After watching the sunset over the horizon of the watery-salt flat (the water rises from an aquifer connecting the Red Sea) and having a celebratory drink with our Afar comrades protecting us with their rifles, we headed back to camp. We spent the night in the open air, definitely a testament of our wills. It was extremely windy that night so we tried to find cover behind some of the wooden shelters until we were chased away by heavy rains at 1AM. The Danakil Depression only gets rain 10 days of the year so that made us quite un-lucky (or lucky depending on how you look at it). We huddled under a tin roof of a rickety shack, listening to the peaceful snoring of the guards clutching their rifles as they slept. This made me a bit uneasy but at least we were certainly protected from any outside danger should it arise. Due to the hot temperatures we woke up at 4AM to get an early start. This wasn’t easy after the turbulent night we experienced but we somehow managed to pack up our vehicle and head to our next stop.
Day 2 was the highlight of this tour. The Sulphur Flats are like no place I’ve ever seen, it truly looks like an alien planet. The diverse colours come from the raw minerals are other worldly: green is a mix of copper, zinc and manganese; red comes from the potassium; yellow from the sulfur and white from the salt. We only had an hour to spend here as we had a long drive ahead to the volcano Mount Ert Ale. I could have spent an entire day here taking in the colours, although the smell I could have done without. Here’s some of my favourite photos of the hundreds I took in that short hour.
The drive to the volcano was long and tumultuous. We spent about 10 hours in the car that day, with the last 1.5 hours driving over extremely bumpy black volcanic rock. The Chinese have most of the infrastructure projects in East Africa and they are building a road to the volcano to make this trip less turbulent for future travel. As soon as we got to the camp we ate dinner while our guides packed up our sleeping mattresses on the camels so we could set out just after dark. It took about 3 hours to get to the top of the volcano. The last quarter of the hike was quite difficult. A large rock had fallen into the crate a couple months before, causing red plumes of smoke to billow from the fiery depths - known to locals as the “opening to hell”. Unfortunately the smoke prevented us from seeing the lava flow, and forcing us to make-shift gas masks out of our Afari scarves. We tried to sleep on top of this volcano, with scarves tightly wrapped around our heads and blankets wrapped tightly around our bodies in fear of getting nipped by the rats and beetles sharing the space with us. We woke up again the next morning at 4AM to try one-last attempt at seeing the lava and revelling in delight when we finally made out a little bubble of lava amidst the gray smoke.

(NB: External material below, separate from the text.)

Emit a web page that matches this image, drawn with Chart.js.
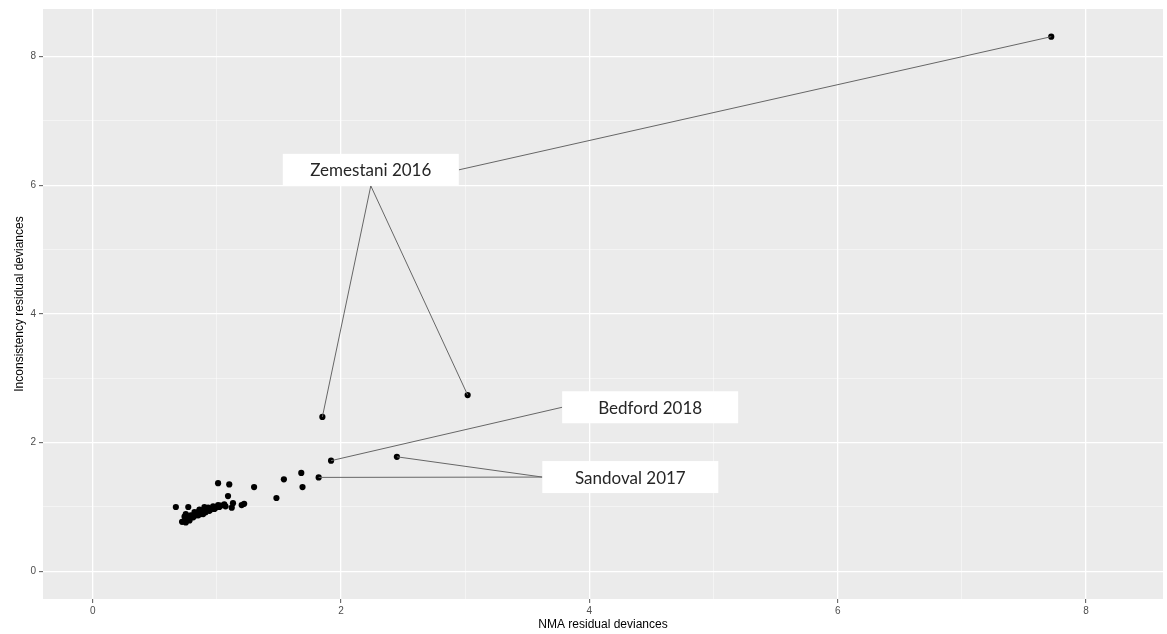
<!DOCTYPE html>
<html>
<head>
<meta charset="utf-8">
<script src="https://cdn.jsdelivr.net/npm/chart.js@4/dist/chart.umd.min.js"></script>
<style>
  body { margin: 0; background: #fff; }
  canvas { display: block; }
</style>
</head>
<body>
<canvas id="dev" width="1167" height="634"></canvas>
<script>
// residual deviances per study: NMA (x) vs inconsistency model (y)
const nmaDev = [7.72, 1.85, 3.02, 1.92, 2.45, 1.82, 1.68, 1.69, 1.54, 1.48, 1.30, 1.01, 1.10, 1.09, 1.13, 1.12, 1.20, 1.22, 0.67, 0.77,
  0.72, 0.74, 0.75, 0.74, 0.78, 0.81, 0.83, 0.85, 0.87, 0.89, 0.91, 0.93, 0.95, 0.97, 0.99, 1.01, 1.03, 1.06,
  0.90, 0.86, 0.82, 0.79, 0.76, 0.94, 0.98, 1.02, 1.07, 0.89, 0.85, 0.75, 0.78];
const incDev = [8.31, 2.40, 2.74, 1.72, 1.78, 1.46, 1.53, 1.31, 1.43, 1.14, 1.31, 1.37, 1.35, 1.17, 1.06, 0.99, 1.03, 1.05, 1.00, 1.00,
  0.77, 0.78, 0.89, 0.85, 0.82, 0.84, 0.87, 0.92, 0.89, 0.95, 0.92, 0.99, 0.96, 1.01, 0.99, 1.03, 1.02, 1.04,
  1.00, 0.96, 0.92, 0.87, 0.83, 0.94, 0.97, 1.00, 1.01, 0.89, 0.87, 0.76, 0.79];

// labelled studies: label anchor (data units) and the points each one refers to
const labelNames = ['Zemestani 2016', 'Bedford 2018', 'Sandoval 2017'];
const labelX = [2.24, 4.49, 4.33];
const labelY = [6.24, 2.55, 1.465];
const labelTargets = [[0, 1, 2], [3], [4, 5]];

const xTicks = [0, 1, 2, 3, 4, 5, 6, 7, 8];
const yTicks = [0, 1, 2, 3, 4, 5, 6, 7, 8];

const BOX_W = 176, BOX_H = 32;

const panelBg = {
  id: 'panelBg',
  beforeDraw(chart) {
    const { ctx, chartArea: a } = chart;
    ctx.save();
    ctx.fillStyle = '#EBEBEB';
    ctx.fillRect(a.left, a.top, a.right - a.left, a.bottom - a.top);
    ctx.restore();
  }
};

const repelLabels = {
  id: 'repelLabels',
  afterDatasetsDraw(chart) {
    const { ctx, scales: { x, y } } = chart;
    ctx.save();
    labelNames.forEach((name, i) => {
      const cx = x.getPixelForValue(labelX[i]);
      const cy = y.getPixelForValue(labelY[i]);
      const left = cx - BOX_W / 2, right = cx + BOX_W / 2;
      const top = cy - BOX_H / 2, bottom = cy + BOX_H / 2;

      ctx.strokeStyle = '#666';
      ctx.lineWidth = 1;
      labelTargets[i].forEach(k => {
        const px = x.getPixelForValue(nmaDev[k]);
        const py = y.getPixelForValue(incDev[k]);
        const dx = px - cx, dy = py - cy;
        let sx, sy;
        if (Math.abs(dx) - BOX_W / 2 > Math.abs(dy) - BOX_H / 2) {
          sx = dx > 0 ? right : left; sy = cy;
        } else {
          sx = cx; sy = dy > 0 ? bottom : top;
        }
        ctx.beginPath();
        ctx.moveTo(sx, sy);
        ctx.lineTo(px, py);
        ctx.stroke();
      });

      ctx.fillStyle = '#fff';
      ctx.fillRect(left, top, BOX_W, BOX_H);
      ctx.fillStyle = '#262626';
      ctx.font = '17px Lato';
      ctx.textAlign = 'center';
      ctx.textBaseline = 'middle';
      ctx.fillText(name, cx, cy + 1);
    });
    ctx.restore();
  }
};

const gridOpts = {
  color: ctx => (ctx.tick && ctx.tick.value % 2 === 0) ? '#ffffff' : 'rgba(255,255,255,0.75)',
  lineWidth: ctx => (ctx.tick && ctx.tick.value % 2 === 0) ? 1.3 : 0.6,
  tickColor: ctx => (ctx.tick && ctx.tick.value % 2 === 0) ? '#555' : 'rgba(0,0,0,0)',
  tickWidth: 1,
  tickLength: 4
};

new Chart(document.getElementById('dev'), {
  type: 'scatter',
  data: {
    datasets: [{
      data: nmaDev.map((v, i) => ({ x: v, y: incDev[i] })),
      backgroundColor: '#000',
      borderColor: '#000',
      borderWidth: 0,
      pointRadius: 3.1
    }]
  },
  options: {
    responsive: false,
    animation: false,
    devicePixelRatio: 1,
    layout: { padding: { top: 7, right: 2, left: 0, bottom: 0 } },
    plugins: { legend: { display: false }, tooltip: { enabled: false } },
    scales: {
      x: {
        type: 'linear',
        min: -0.40,
        max: 8.62,
        afterBuildTicks: s => { s.ticks = xTicks.map(value => ({ value })); },
        afterFit: s => { s.height = 35; },
        border: { display: false },
        grid: gridOpts,
        ticks: {
          autoSkip: false,
          maxRotation: 0,
          padding: 2,
          color: '#4D4D4D',
          font: { family: 'Liberation Sans', size: 10 },
          callback: v => v % 2 === 0 ? String(v) : ''
        },
        title: {
          display: true,
          text: 'NMA residual deviances',
          color: '#000',
          font: { family: 'Liberation Sans', size: 12 },
          padding: { top: 0, bottom: 2 }
        }
      },
      y: {
        type: 'linear',
        min: -0.43,
        max: 8.74,
        afterBuildTicks: s => { s.ticks = yTicks.map(value => ({ value })); },
        afterFit: s => { s.width = 43; },
        border: { display: false },
        grid: gridOpts,
        ticks: {
          autoSkip: false,
          padding: 3,
          color: '#4D4D4D',
          font: { family: 'Liberation Sans', size: 10 },
          callback: v => v % 2 === 0 ? String(v) : ''
        },
        title: {
          display: true,
          text: 'Inconsistency residual deviances',
          color: '#000',
          font: { family: 'Liberation Sans', size: 12 },
          padding: { top: 12, bottom: 0 }
        }
      }
    }
  },
  plugins: [panelBg, repelLabels]
});
</script>
</body>
</html>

After making our way back from the volcano and devouring delicious banana pancakes for breakfast, we drove to our final stop, the salt lake. I have an affinity for swimming in large bodies of water. This lake was just perfect as the high density salt contents bobbed you to the surface (just like the Dead Sea) and the minerals left an oily residue doing wonders for softening your skin. The natural hot spring nearby made for a relaxing moment after all the hiking before heading back into the car for the long drive back to Mek’ele. I flew back to Addis that night in order to see my friend Ele one last time. Her friends took part in ‘The Great Ethiopian Run’ the next day, an annual half-marathon that takes place in Addis with close to 50,000 participants! I didn’t join them for the run as all the tickets were sold out, but did enjoy the post run beers and energy of the crowd.

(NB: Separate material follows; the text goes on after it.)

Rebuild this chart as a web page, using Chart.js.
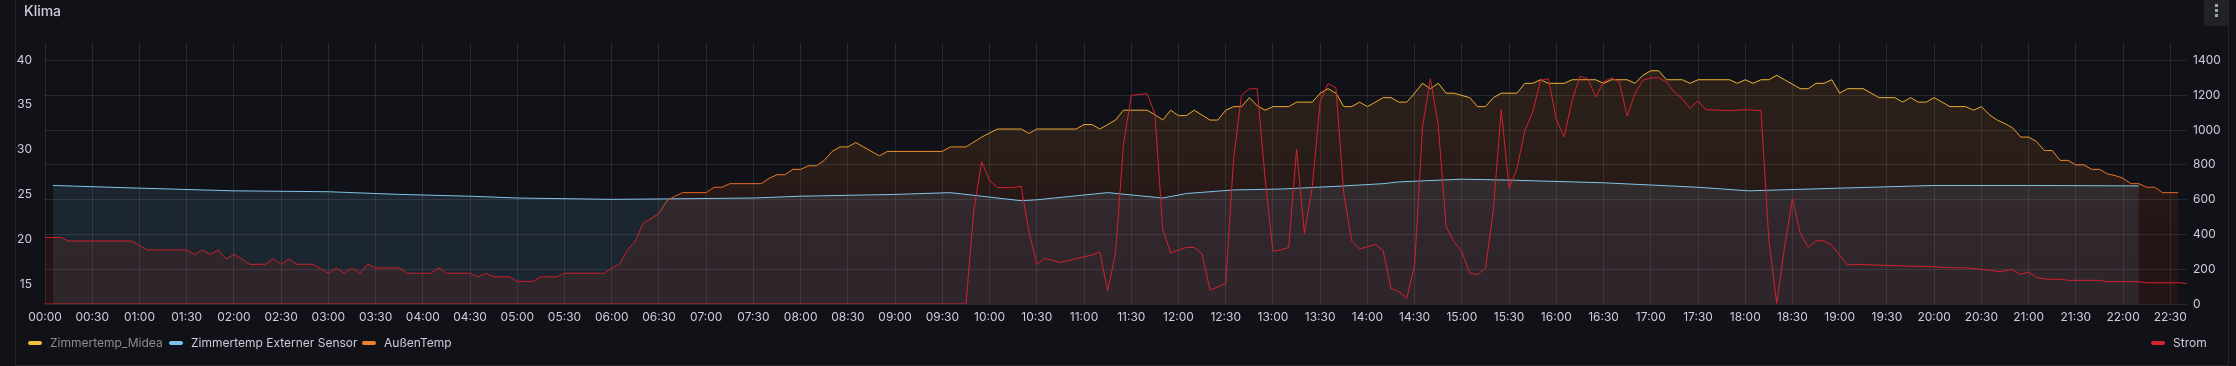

Out of all the cities I visited in Ethiopia, Harar definitely ticks all the boxes when it comes to culture, food and experiences. This visit began with a journey on the new train line developed and operated by the Chinese last year. The train station was quite the site and apparently looks identical to the train stations in China. It took about 6.5 hours to travel from Addis to Dire Dawa. The train passes by villages, through mountains, beside lakes, all the while overlooking green landscapes. The local pastoralists in the area however, are not the biggest fans of the train. Some of the windows on the train were smashed as proof and we almost saw another get broken as local threw rocks at the passing train. The dislike of the train comes from instances of it hitting their livestock (camels and cows). When this occurs, the government pays out fines to the communities so they do do their best to avoid it, but slowing down a train is not the same as braking a vehicle. Now, they drive the train at slower speeds to begin with in order to preventatively avoid any incidents. We had to stop twice along the route to avoid hitting an animal. I traveled to Harar with a group of Ele’s friends from the UK. I was the Canadian odd-ball as they had all been travelling together for a couple weeks but it was nice to have some company. It’s also a bit tricky travelling to Harar on your own as you need to find transport from Dire Dawa to Harar. The local minibuses are a bit chaotic and since there were 5 of us we could order a private car to pick us up at the train station and take us directly to our guesthouse. We stayed at the Rowda Guesthouse in Harar which was traditionally adorned with decorative plates and religious artifacts galore. We spent a day with our tour guide traversing the stone streets of this walled city, visiting all the 5 holy entrance ways, taking in the sights, sounds and smells, chewing khat leaves and drinking coffee. A visit to Harar isn’t complete without feeding the hyenas. This was even featured in Planet Earth’s episode on ‘Cities’, a showing of how old traditions create a co-existence between animals and human beings. It is a long known custom of Harar and there is a deep respect for these animals. Trusting I was in safe hands took a bit of courage as my heart nearly stopped when the hyena mowed down the piece of meat placed just over my head.